Air Kasthamandap
| IATA | ICAO | Call sign |
| — | — | — |
- Founded: 2009
- Ceased operations: 2017
- AOC #: 051/2009
- Hubs: Nepalgunj Airport, Surkhet Airport
- Headquarters: Kathmandu, Nepal
- Key people: Pradeep Shrestha (CEO)

= Air Kasthamandap =

Nepali airline

Air Kasthamandap Pvt. Ltd. was an airline based in Nepal which started operations in 2009. It had its headquarters in Kathmandu and operated scheduled and charter flights and cargo flights in Western Nepal.

==History==
Air Kasthamandap started operations in 2009 with two brand new PAC P-750 XSTOL aircraft.
In June 2017, the Civil Aviation Authority of Nepal revoked Air Kasthamandap's Air operator's certificate.

==Destinations==
Air Kasthamandap regularly served the following destinations on passenger or cargo service.

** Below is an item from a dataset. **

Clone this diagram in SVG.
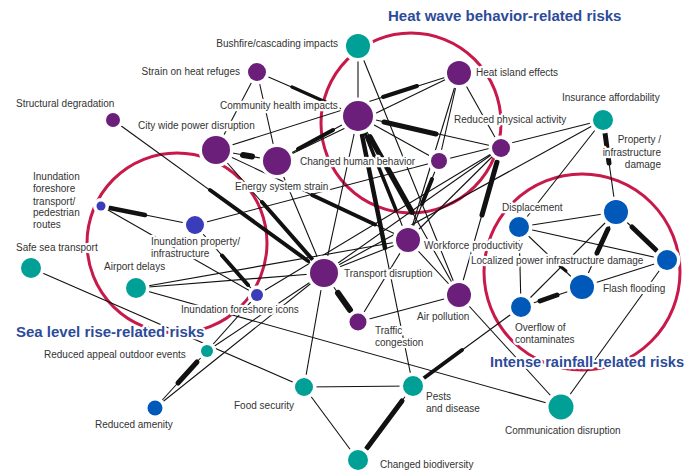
<svg xmlns="http://www.w3.org/2000/svg" width="688" height="470" viewBox="0 0 688 470">
<style>
.e{stroke:#111;stroke-width:1.1;fill:none}
.t{stroke:#111;stroke-linecap:round;fill:none}
.ring{fill:none;stroke:#c8194b;stroke-width:3}
.n{stroke:#fff;stroke-width:7;paint-order:stroke}
.p{fill:#6b1f7a}.g{fill:#00a096}.b{fill:#0059b8}.v{fill:#3b3cb9}
text{font-family:"Liberation Sans",Arial,sans-serif;stroke:#fff;stroke-linejoin:round;paint-order:stroke}
.l{font-size:10px;fill:#333;stroke-width:4.5}
.ttl{font-size:15px;font-weight:bold;fill:#2c4b9a;stroke-width:4.5}
</style>
<rect width="688" height="470" fill="#fff"/>
<g id="clusters">
<circle class="ring" cx="411" cy="123" r="90"/>
<circle class="ring" cx="177" cy="243" r="90"/>
<circle class="ring" cx="582" cy="272" r="98"/>
</g>
<g id="connectors">
<line class="e" x1="358" y1="46" x2="358" y2="116"/>
<line class="e" x1="358" y1="46" x2="459" y2="295"/>
<line class="e" x1="257" y1="72" x2="216" y2="150"/>
<line class="e" x1="257" y1="72" x2="277" y2="161"/>
<line class="e" x1="257" y1="72" x2="358" y2="116"/>
<line class="e" x1="459" y1="73" x2="439" y2="161"/>
<line class="e" x1="459" y1="73" x2="408" y2="240"/>
<line class="e" x1="459" y1="73" x2="501" y2="148"/>
<line class="e" x1="277" y1="161" x2="459" y2="73"/>
<line class="e" x1="216" y1="150" x2="459" y2="73"/>
<line class="e" x1="358" y1="116" x2="501" y2="148"/>
<line class="e" x1="358" y1="116" x2="439" y2="161"/>
<line class="e" x1="358" y1="116" x2="324" y2="273"/>
<line class="e" x1="358" y1="116" x2="459" y2="295"/>
<line class="e" x1="358" y1="116" x2="413" y2="386"/>
<line class="e" x1="358" y1="116" x2="408" y2="240"/>
<line class="e" x1="216" y1="150" x2="277" y2="161"/>
<line class="e" x1="216" y1="150" x2="324" y2="273"/>
<line class="e" x1="113" y1="120" x2="324" y2="273"/>
<line class="e" x1="216" y1="150" x2="408" y2="240"/>
<line class="e" x1="277" y1="161" x2="358" y2="116"/>
<line class="e" x1="277" y1="161" x2="324" y2="273"/>
<line class="e" x1="195" y1="225" x2="439" y2="161"/>
<line class="e" x1="101" y1="206" x2="195" y2="225"/>
<line class="e" x1="101" y1="206" x2="257" y2="295"/>
<line class="e" x1="195" y1="225" x2="257" y2="295"/>
<line class="e" x1="136" y1="288" x2="408" y2="240"/>
<line class="e" x1="136" y1="288" x2="324" y2="273"/>
<line class="e" x1="136" y1="288" x2="561" y2="407"/>
<line class="e" x1="31" y1="268" x2="304" y2="387"/>
<line class="e" x1="207" y1="351" x2="257" y2="295"/>
<line class="e" x1="207" y1="351" x2="324" y2="273"/>
<line class="e" x1="155" y1="408" x2="207" y2="351"/>
<line class="e" x1="155" y1="408" x2="324" y2="273"/>
<line class="e" x1="304" y1="387" x2="413" y2="386"/>
<line class="e" x1="304" y1="387" x2="358" y2="460"/>
<line class="e" x1="304" y1="387" x2="324" y2="273"/>
<line class="e" x1="413" y1="386" x2="358" y2="460"/>
<line class="e" x1="413" y1="386" x2="521" y2="307"/>
<line class="e" x1="459" y1="295" x2="561" y2="407"/>
<line class="e" x1="667" y1="260" x2="561" y2="407"/>
<line class="e" x1="459" y1="295" x2="358" y2="322"/>
<line class="e" x1="358" y1="322" x2="324" y2="273"/>
<line class="e" x1="358" y1="322" x2="408" y2="240"/>
<line class="e" x1="408" y1="240" x2="459" y2="295"/>
<line class="e" x1="408" y1="240" x2="324" y2="273"/>
<line class="e" x1="501" y1="148" x2="459" y2="295"/>
<line class="e" x1="439" y1="161" x2="408" y2="240"/>
<line class="e" x1="603" y1="120" x2="616" y2="212"/>
<line class="e" x1="603" y1="120" x2="519" y2="227"/>
<line class="e" x1="603" y1="120" x2="439" y2="161"/>
<line class="e" x1="603" y1="120" x2="324" y2="273"/>
<line class="e" x1="519" y1="227" x2="616" y2="212"/>
<line class="e" x1="519" y1="227" x2="667" y2="260"/>
<line class="e" x1="519" y1="227" x2="582" y2="287"/>
<line class="e" x1="519" y1="227" x2="521" y2="307"/>
<line class="e" x1="616" y1="212" x2="521" y2="307"/>
<line class="e" x1="616" y1="212" x2="582" y2="287"/>
<line class="e" x1="616" y1="212" x2="667" y2="260"/>
<line class="e" x1="582" y1="287" x2="667" y2="260"/>
<line class="e" x1="521" y1="307" x2="582" y2="287"/>
<line class="e" x1="501" y1="148" x2="257" y2="295"/>
<line class="e" x1="501" y1="148" x2="324" y2="273"/>
<line class="e" x1="408" y1="240" x2="501" y2="148"/>
<line class="t" stroke-width="3.5" x1="292" y1="87" x2="330" y2="104"/>
<line class="t" stroke-width="4" x1="383" y1="97" x2="417" y2="86"/>
<line class="t" stroke-width="5" x1="384" y1="122" x2="436" y2="134"/>
<line class="t" stroke-width="5.5" x1="370" y1="137" x2="412" y2="212"/>
<line class="t" stroke-width="4.5" x1="362" y1="135" x2="385" y2="248"/>
<line class="t" stroke-width="3.5" x1="365" y1="133" x2="396" y2="210"/>
<line class="t" stroke-width="6" x1="243" y1="155" x2="252" y2="156.5"/>
<line class="t" stroke-width="4" x1="262" y1="202" x2="312" y2="259"/>
<line class="t" stroke-width="4" x1="210" y1="190" x2="308" y2="261"/>
<line class="t" stroke-width="4" x1="312" y1="195" x2="375" y2="224.5"/>
<line class="t" stroke-width="4" x1="298" y1="149" x2="333" y2="130"/>
<line class="t" stroke-width="4.5" x1="110" y1="208" x2="145" y2="215"/>
<line class="t" stroke-width="4" x1="222" y1="255.5" x2="248" y2="285"/>
<line class="t" stroke-width="5" x1="178" y1="383" x2="197" y2="362"/>
<line class="t" stroke-width="5" x1="402" y1="401" x2="367" y2="448"/>
<line class="t" stroke-width="4" x1="424" y1="378" x2="462" y2="350"/>
<line class="t" stroke-width="6" x1="350" y1="310" x2="338" y2="293"/>
<line class="t" stroke-width="5" x1="497" y1="162" x2="482" y2="215"/>
<line class="t" stroke-width="4" x1="432" y1="179" x2="422" y2="204"/>
<line class="t" stroke-width="5" x1="605" y1="133" x2="609" y2="163"/>
<line class="t" stroke-width="5" x1="608" y1="229" x2="597" y2="253"/>
<line class="t" stroke-width="5" x1="632" y1="227" x2="656" y2="250"/>
<line class="t" stroke-width="5" x1="540" y1="301" x2="557" y2="295"/>
<line class="t" stroke-width="3" x1="560" y1="266" x2="566" y2="271"/>
</g>
<g id="n-bushfire"><circle class="n g" cx="358" cy="46" r="12"/><text class="l" x="338" y="47" text-anchor="end">Bushfire/cascading impacts</text></g>
<g id="n-strain-heat-refuges"><circle class="n p" cx="257" cy="72" r="9"/><text class="l" x="240" y="75" text-anchor="end">Strain on heat refuges</text></g>
<g id="n-heat-island"><circle class="n p" cx="459" cy="73" r="12"/><text class="l" x="476" y="76">Heat island effects</text></g>
<g id="n-structural"><circle class="n p" cx="113" cy="120" r="7"/><text class="l" x="16" y="107">Structural degradation</text></g>
<g id="n-community-health"><circle class="n p" cx="358" cy="116" r="15"/><text class="l" x="220" y="109">Community health impacts</text></g>
<g id="n-city-power"><circle class="n p" cx="216" cy="150" r="14"/><text class="l" x="138" y="129">City wide power disruption</text></g>
<g id="n-energy-strain"><circle class="n p" cx="277" cy="161" r="14"/><text class="l" x="235" y="190">Energy system strain</text></g>
<g id="n-changed-behavior"><circle class="n p" cx="439" cy="161" r="8"/><text class="l" x="300" y="165">Changed human behavior</text></g>
<g id="n-reduced-activity"><circle class="n p" cx="501" cy="148" r="9"/><text class="l" x="454" y="123">Reduced physical activity</text></g>
<g id="n-insurance"><circle class="n g" cx="603" cy="120" r="10"/><text class="l" x="562" y="101">Insurance affordability</text></g>
<g id="n-property-damage"><circle class="n b" cx="616" cy="212" r="12"/><text class="l" text-anchor="end"><tspan x="661" y="143">Property /</tspan><tspan x="661" y="156">infrastructure</tspan><tspan x="661" y="168">damage</tspan></text></g>
<g id="n-inundation-routes"><circle class="n v" cx="101" cy="206" r="4.5"/><text class="l"><tspan x="33" y="180">Inundation</tspan><tspan x="33" y="192">foreshore</tspan><tspan x="33" y="205">transport/</tspan><tspan x="33" y="216">pedestrian</tspan><tspan x="33" y="228">routes</tspan></text></g>
<g id="n-inundation-property"><circle class="n v" cx="195" cy="225" r="9"/><text class="l"><tspan x="151" y="245">Inundation property/</tspan><tspan x="151" y="257">infrastructure</tspan></text></g>
<g id="n-safe-sea"><circle class="n g" cx="31" cy="268" r="10"/><text class="l" x="16" y="251">Safe sea transport</text></g>
<g id="n-airport"><circle class="n g" cx="136" cy="288" r="10"/><text class="l" x="104" y="270">Airport delays</text></g>
<g id="n-foreshore-icons"><circle class="n v" cx="257" cy="295" r="6"/><text class="l" x="181" y="313">Inundation foreshore icons</text></g>
<g id="n-workforce"><circle class="n p" cx="408" cy="240" r="12"/><text class="l" x="424" y="249">Workforce productivity</text></g>
<g id="n-transport"><circle class="n p" cx="324" cy="273" r="14"/><text class="l" x="344" y="277">Transport disruption</text></g>
<g id="n-air-pollution"><circle class="n p" cx="459" cy="295" r="12"/><text class="l" x="417" y="320">Air pollution</text></g>
<g id="n-traffic"><circle class="n p" cx="358" cy="322" r="8.5"/><text class="l"><tspan x="375" y="334">Traffic</tspan><tspan x="375" y="346">congestion</tspan></text></g>
<g id="n-displacement"><circle class="n b" cx="519" cy="227" r="10"/><text class="l" x="502" y="211">Displacement</text></g>
<g id="n-localized-power"><circle class="n b" cx="667" cy="260" r="10"/><text class="l" x="471" y="264">Localized power infrastructure damage</text></g>
<g id="n-flash-flooding"><circle class="n b" cx="582" cy="287" r="12"/><text class="l" x="603" y="292">Flash flooding</text></g>
<g id="n-overflow"><circle class="n b" cx="521" cy="307" r="10"/><text class="l"><tspan x="515" y="331">Overflow of</tspan><tspan x="515" y="343">contaminates</tspan></text></g>
<g id="n-communication"><circle class="n g" cx="561" cy="407" r="12.5"/><text class="l" x="505" y="434">Communication disruption</text></g>
<g id="n-pests"><circle class="n g" cx="413" cy="386" r="10"/><text class="l"><tspan x="426" y="400">Pests</tspan><tspan x="426" y="412">and disease</tspan></text></g>
<g id="n-biodiversity"><circle class="n g" cx="358" cy="460" r="10"/><text class="l" x="380" y="468">Changed biodiversity</text></g>
<g id="n-food"><circle class="n g" cx="304" cy="387" r="9"/><text class="l" x="234" y="409">Food security</text></g>
<g id="n-outdoor-events"><circle class="n g" cx="207" cy="351" r="6"/><text class="l" x="44" y="358">Reduced appeal outdoor events</text></g>
<g id="n-amenity"><circle class="n b" cx="155" cy="408" r="7.5"/><text class="l" x="95" y="428">Reduced amenity</text></g>
<g id="titles">
<text class="ttl" x="388" y="21">Heat wave behavior-related risks</text>
<text class="ttl" x="16" y="337">Sea level rise-related risks</text>
<text class="ttl" x="490" y="367" textLength="194" lengthAdjust="spacingAndGlyphs">Intense rainfall-related risks</text>
</g>
</svg>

These were cancelled either at the closure of operations or before:

| Destination | Airport | Notes | Refs. |
|---|---|---|---|
| Bajura | Bajura Airport |  |  |
| Birendranagar | Surkhet Airport | Hub |  |
| Dolpa | Dolpa Airport |  |  |
| Jumla | Jumla Airport |  |  |
| Kathmandu | Tribhuvan International Airport |  |  |
| Lukla | Tenzing-Hillary Airport |  |  |
| Nepalgunj | Nepalgunj Airport | Hub |  |
| Manthali | Ramechhap Airport |  |  |
| Rara | Talcha Airport |  |  |
| Simikot | Simikot Airport |  |  |

==Fleet==
At the time of closure, Air Kasthamandap operated the following aircraft:

Air Kasthamandap fleet
| Aircraft | In fleet | Notes |
|---|---|---|
| PAC P-750 XSTOL | 3 |  |

==Accidents and incidents==
- 2016 Air Kasthamandap PAC 750XL crash - On 26 February 2016, an Air Kasthamandap PAC 750XL aircraft with eleven people on board crashed at Chilkhaya in Kalikot District, Nepal, killing two crew members and injuring all nine passengers on board.